The Cello Concerto in E minor, Op.85, by Sir Edward Elgar gave the impression that it was belonging to the same colour scheme, lacking extremes or contrasts: its quietness is specific to a domestic and quotidian life, the alert sections contain the hurry of the problem which needs to be solved fast, but whose steps which need to be followed are exact and known ahead of time, its melancholy is the one one's spontaneously meets during one's existence, its joy is rather specific to the people who are, generally, content with less. The moments of exaltation, which are very few, are immediately tempered, dimmed, in the same way a percussionist is asked to press his hand on the drumhead of the timpani to stop the vibration produced by the striking of the drumhead with the timpani mallet and which is responsible for the production of the sounds.

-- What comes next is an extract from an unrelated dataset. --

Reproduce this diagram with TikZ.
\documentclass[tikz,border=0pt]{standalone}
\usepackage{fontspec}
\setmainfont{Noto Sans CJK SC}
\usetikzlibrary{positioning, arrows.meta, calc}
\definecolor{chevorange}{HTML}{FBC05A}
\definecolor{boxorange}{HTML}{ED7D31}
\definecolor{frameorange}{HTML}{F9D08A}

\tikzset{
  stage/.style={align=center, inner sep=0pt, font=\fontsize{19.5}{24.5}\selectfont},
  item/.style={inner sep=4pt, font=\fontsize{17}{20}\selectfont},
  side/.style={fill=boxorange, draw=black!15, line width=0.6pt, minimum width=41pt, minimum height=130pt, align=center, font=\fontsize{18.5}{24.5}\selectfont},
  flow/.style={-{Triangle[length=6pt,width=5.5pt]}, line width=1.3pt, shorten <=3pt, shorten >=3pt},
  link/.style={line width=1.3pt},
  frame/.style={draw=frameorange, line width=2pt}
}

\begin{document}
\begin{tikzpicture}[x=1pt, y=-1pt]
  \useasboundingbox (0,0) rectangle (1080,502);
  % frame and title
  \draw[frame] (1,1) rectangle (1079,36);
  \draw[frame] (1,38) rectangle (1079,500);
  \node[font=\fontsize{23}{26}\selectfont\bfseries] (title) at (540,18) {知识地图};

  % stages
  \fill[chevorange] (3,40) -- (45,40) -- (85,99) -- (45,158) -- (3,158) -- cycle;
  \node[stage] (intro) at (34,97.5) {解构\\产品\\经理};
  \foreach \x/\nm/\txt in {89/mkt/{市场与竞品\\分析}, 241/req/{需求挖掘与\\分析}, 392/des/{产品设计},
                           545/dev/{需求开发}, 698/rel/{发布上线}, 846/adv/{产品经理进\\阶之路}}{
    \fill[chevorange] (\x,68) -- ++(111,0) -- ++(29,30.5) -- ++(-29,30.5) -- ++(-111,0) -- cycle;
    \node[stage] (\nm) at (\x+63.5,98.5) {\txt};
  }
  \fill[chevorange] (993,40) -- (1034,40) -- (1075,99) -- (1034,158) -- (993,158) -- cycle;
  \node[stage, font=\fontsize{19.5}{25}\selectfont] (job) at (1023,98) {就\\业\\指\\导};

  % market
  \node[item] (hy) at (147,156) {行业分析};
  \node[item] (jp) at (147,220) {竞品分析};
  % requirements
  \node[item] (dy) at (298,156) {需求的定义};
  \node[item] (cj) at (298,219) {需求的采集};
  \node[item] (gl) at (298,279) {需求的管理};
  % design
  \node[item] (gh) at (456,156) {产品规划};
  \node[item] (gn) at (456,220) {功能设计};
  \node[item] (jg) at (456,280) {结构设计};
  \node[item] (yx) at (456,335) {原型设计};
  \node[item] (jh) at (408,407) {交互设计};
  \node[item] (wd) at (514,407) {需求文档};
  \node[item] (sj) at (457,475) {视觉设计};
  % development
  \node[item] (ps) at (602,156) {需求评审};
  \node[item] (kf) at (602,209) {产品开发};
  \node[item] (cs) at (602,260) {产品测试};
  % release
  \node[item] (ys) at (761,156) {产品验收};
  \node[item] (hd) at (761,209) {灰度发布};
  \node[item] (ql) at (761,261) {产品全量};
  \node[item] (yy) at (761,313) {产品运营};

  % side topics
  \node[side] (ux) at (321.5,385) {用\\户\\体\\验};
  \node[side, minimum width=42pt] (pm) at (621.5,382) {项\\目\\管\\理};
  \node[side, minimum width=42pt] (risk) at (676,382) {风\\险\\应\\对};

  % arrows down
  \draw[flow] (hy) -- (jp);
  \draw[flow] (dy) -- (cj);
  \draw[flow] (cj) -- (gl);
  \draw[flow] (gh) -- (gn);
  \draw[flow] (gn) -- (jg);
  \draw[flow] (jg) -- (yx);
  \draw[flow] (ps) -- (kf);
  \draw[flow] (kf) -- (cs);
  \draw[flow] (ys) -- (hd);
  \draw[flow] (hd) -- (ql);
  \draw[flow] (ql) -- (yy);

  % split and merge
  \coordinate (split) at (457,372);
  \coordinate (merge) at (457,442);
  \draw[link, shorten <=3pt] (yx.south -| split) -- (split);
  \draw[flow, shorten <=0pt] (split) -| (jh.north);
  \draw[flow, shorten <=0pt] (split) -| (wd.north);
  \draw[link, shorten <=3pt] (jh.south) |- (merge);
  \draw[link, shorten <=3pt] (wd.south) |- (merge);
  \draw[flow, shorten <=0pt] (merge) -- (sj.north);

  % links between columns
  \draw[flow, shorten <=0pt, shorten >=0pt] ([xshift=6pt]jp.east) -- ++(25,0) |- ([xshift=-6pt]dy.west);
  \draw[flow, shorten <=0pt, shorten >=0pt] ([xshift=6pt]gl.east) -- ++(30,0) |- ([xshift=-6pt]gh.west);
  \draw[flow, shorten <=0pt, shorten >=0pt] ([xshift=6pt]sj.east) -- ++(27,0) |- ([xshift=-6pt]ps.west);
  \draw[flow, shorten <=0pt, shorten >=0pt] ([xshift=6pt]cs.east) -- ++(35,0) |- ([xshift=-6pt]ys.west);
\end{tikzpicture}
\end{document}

The star of the Cello Concerto, by Elgar, during which the soloist plays the cello almost continually, was Gautier Capuçon. What is special about this French artist is his capacity to make his music flow very naturally, like a story told by the fireside: he interprets the accents exactly as the composer wrote them and his vibrato brightens the longer sounds, but he isn't excessive, he does o't push or accentuate the sound unnecessarily. Nothing in his performance was strident, nothing put him into the spotlight more than it did to his music and the presto passages were interpreted in a very easy manner and they lacked any kind of ostentatiousness.

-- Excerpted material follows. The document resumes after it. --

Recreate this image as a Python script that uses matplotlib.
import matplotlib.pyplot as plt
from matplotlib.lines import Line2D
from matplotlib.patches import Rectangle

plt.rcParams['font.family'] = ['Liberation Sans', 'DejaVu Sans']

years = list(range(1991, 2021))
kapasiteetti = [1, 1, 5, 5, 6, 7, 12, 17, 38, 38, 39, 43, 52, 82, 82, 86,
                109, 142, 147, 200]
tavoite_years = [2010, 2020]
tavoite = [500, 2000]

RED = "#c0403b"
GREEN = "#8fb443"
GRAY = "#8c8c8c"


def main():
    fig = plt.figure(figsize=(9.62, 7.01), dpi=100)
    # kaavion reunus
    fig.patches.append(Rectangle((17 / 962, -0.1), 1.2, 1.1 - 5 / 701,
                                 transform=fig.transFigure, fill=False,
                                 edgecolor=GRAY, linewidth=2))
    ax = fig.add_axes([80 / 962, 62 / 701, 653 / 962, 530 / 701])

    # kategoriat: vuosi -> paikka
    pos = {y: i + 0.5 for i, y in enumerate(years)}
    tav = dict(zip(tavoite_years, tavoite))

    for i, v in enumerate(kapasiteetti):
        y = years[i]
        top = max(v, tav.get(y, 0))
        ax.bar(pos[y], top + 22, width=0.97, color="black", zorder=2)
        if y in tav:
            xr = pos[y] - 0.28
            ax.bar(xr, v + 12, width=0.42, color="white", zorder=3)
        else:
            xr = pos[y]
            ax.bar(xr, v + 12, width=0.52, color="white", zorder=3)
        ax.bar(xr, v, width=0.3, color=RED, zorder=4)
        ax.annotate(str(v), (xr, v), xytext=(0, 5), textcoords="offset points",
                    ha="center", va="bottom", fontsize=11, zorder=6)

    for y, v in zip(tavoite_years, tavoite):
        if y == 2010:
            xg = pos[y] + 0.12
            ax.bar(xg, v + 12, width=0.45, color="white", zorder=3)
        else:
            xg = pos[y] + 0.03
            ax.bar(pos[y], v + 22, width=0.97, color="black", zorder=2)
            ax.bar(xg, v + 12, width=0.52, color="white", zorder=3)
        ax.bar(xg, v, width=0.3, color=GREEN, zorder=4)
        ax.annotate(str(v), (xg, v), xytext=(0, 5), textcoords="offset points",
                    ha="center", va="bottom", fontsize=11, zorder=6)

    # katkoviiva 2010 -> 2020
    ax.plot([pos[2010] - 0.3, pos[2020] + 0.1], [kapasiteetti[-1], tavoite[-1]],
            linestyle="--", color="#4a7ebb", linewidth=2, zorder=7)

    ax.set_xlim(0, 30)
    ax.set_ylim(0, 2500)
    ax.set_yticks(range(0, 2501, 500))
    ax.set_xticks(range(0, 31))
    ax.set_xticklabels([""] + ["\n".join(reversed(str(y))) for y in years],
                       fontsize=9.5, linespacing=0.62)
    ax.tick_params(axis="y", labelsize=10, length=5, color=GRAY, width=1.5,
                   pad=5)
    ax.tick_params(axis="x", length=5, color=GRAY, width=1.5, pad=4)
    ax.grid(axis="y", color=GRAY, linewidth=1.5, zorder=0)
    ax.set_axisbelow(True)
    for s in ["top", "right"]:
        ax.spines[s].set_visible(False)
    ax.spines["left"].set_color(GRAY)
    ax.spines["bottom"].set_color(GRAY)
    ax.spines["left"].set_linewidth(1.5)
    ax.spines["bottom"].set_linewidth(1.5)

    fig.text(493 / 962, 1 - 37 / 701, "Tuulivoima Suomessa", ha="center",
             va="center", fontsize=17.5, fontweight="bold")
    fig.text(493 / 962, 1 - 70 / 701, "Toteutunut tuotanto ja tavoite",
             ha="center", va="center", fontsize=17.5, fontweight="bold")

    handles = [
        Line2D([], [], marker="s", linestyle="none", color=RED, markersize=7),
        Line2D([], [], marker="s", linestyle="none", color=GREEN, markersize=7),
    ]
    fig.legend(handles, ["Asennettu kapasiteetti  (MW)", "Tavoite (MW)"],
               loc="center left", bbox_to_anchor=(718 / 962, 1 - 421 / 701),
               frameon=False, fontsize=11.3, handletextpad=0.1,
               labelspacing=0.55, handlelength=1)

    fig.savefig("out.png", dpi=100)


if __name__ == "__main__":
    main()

The introduction of the very condensed "The Creation" Oratorio, by Joeseph Haydn expresses the bitterness, the uncertainty and the pain which has existed before the creation of the world - this first movement is called Prelude. Die Vorstellung des Chaos. Conductor Andrey Boreyko took advantage of the fact that the fundamental note which contains the chords which end the prelude to Haydn's work is the same as the sound with which the Rite of Spring, by Igor Stravinsky begins with, and so he presented to the public these two works without any intermission in between. The gentle, limping, rather imprecise sound of the bassoon seemed to be part of the same primal chaos. The story of the scandal on both the choreography on pagan themes of the ballet and the music, with which Stravinsky accompanied it, is still known today. Today, even if the music remains unsettling, the cacophonies are bearable, the Rite of Spring sounds rather harmonious than socking - or maybe the ear of today's listener is more used to something else beside the harmony among sounds.
The National Orchestra of Belgium described everything that needed to be described, precisely as the conductor asked, with commitment and competency. It made Stravinsky scream and say tersely what he had to say, to support his viewpoint and to sprint. As in a conducting lesson, with precise moves, ceremoniously, in an aristocratic manner but friendly at the same time, Andrey Boreyko kept under control the superimposition of rhythm and melody, the agitation, incertitude or Stravinsky's meditations, and, in the end, both the musicians and the conductor received plenty of applauds from the public.